Since having children life has changed.
I know that is a trite thing to say. Of course it has, you moron, you might be thinking… And of course, it has changed in all the ways people talk about. I’m tired. I’m busy. Things are messier and more chaotic.
But I’m so much more driven. Because, you see, once you have children, you have goals. I have two goals, because I have two sons. My goals are similar. To see these small humans through successfully to adulthood. These goals are stressful. To me, at least. And they are manifested and pursued in different ways for each of my sons. And that is hard, too.

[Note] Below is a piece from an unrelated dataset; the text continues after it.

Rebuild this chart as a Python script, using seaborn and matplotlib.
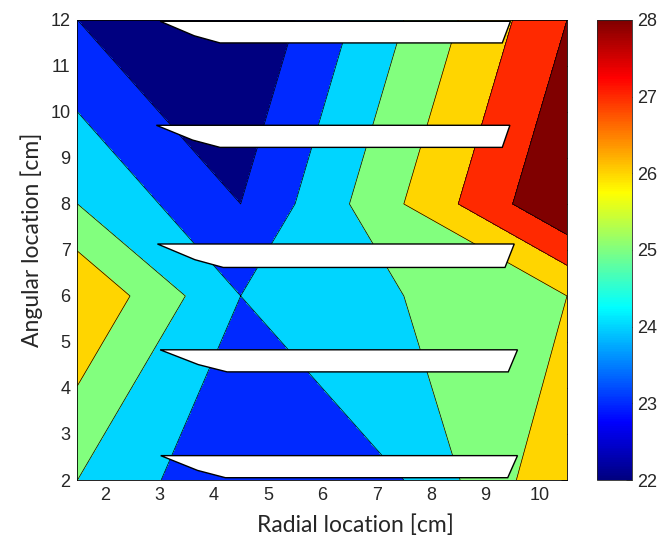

I look at parents with almost-grown boys and marvel. I shake my head and wonder if they know something I don’t. I wonder if they are wiser or calmer or more intuitive than I am, that they could have managed the enormous feat of raising a boy to near-adulthood successfully. I think of this especially when I see the almost-adult boy doing respectable, polite things. Being cordial and sweet, charming and gracious. I wonder about the people who raised him. How did they manage it?
I am trying. And I am terrified.
One of my sons makes it easier than the other. One of them seems content to just grow up, and I get to hug him and cuddle him and love him along the way. For him, it seems like growing up is just happening. The other wants to fight. He wants to fight me, he wants to fight his peers, but I think mostly he tries to fight himself. He wants to be bigger than he is, older and more mature. He wants to fight time and chronology. And growing up for him seems to be a struggle. And so it’s stressful for me. I lose patience, I get angry. And I constantly ask myself if I’m screwing it all up. If I’m screwing him up. If I’m doing anything right at all.
This is the hardest thing I’ve ever done, this child-having. And I know that this stress will not leave me as long as they live in my house. And probably not then. But my goal right now is just to raise them to adulthood. To have two grown, stable men stand next to me and call me “mom.” To know that they are secure and strong, and that I have met my goal – that I can finally hand the responsibility over to them. That I can rest.
And sometimes, I swear, all I want to do is lie down.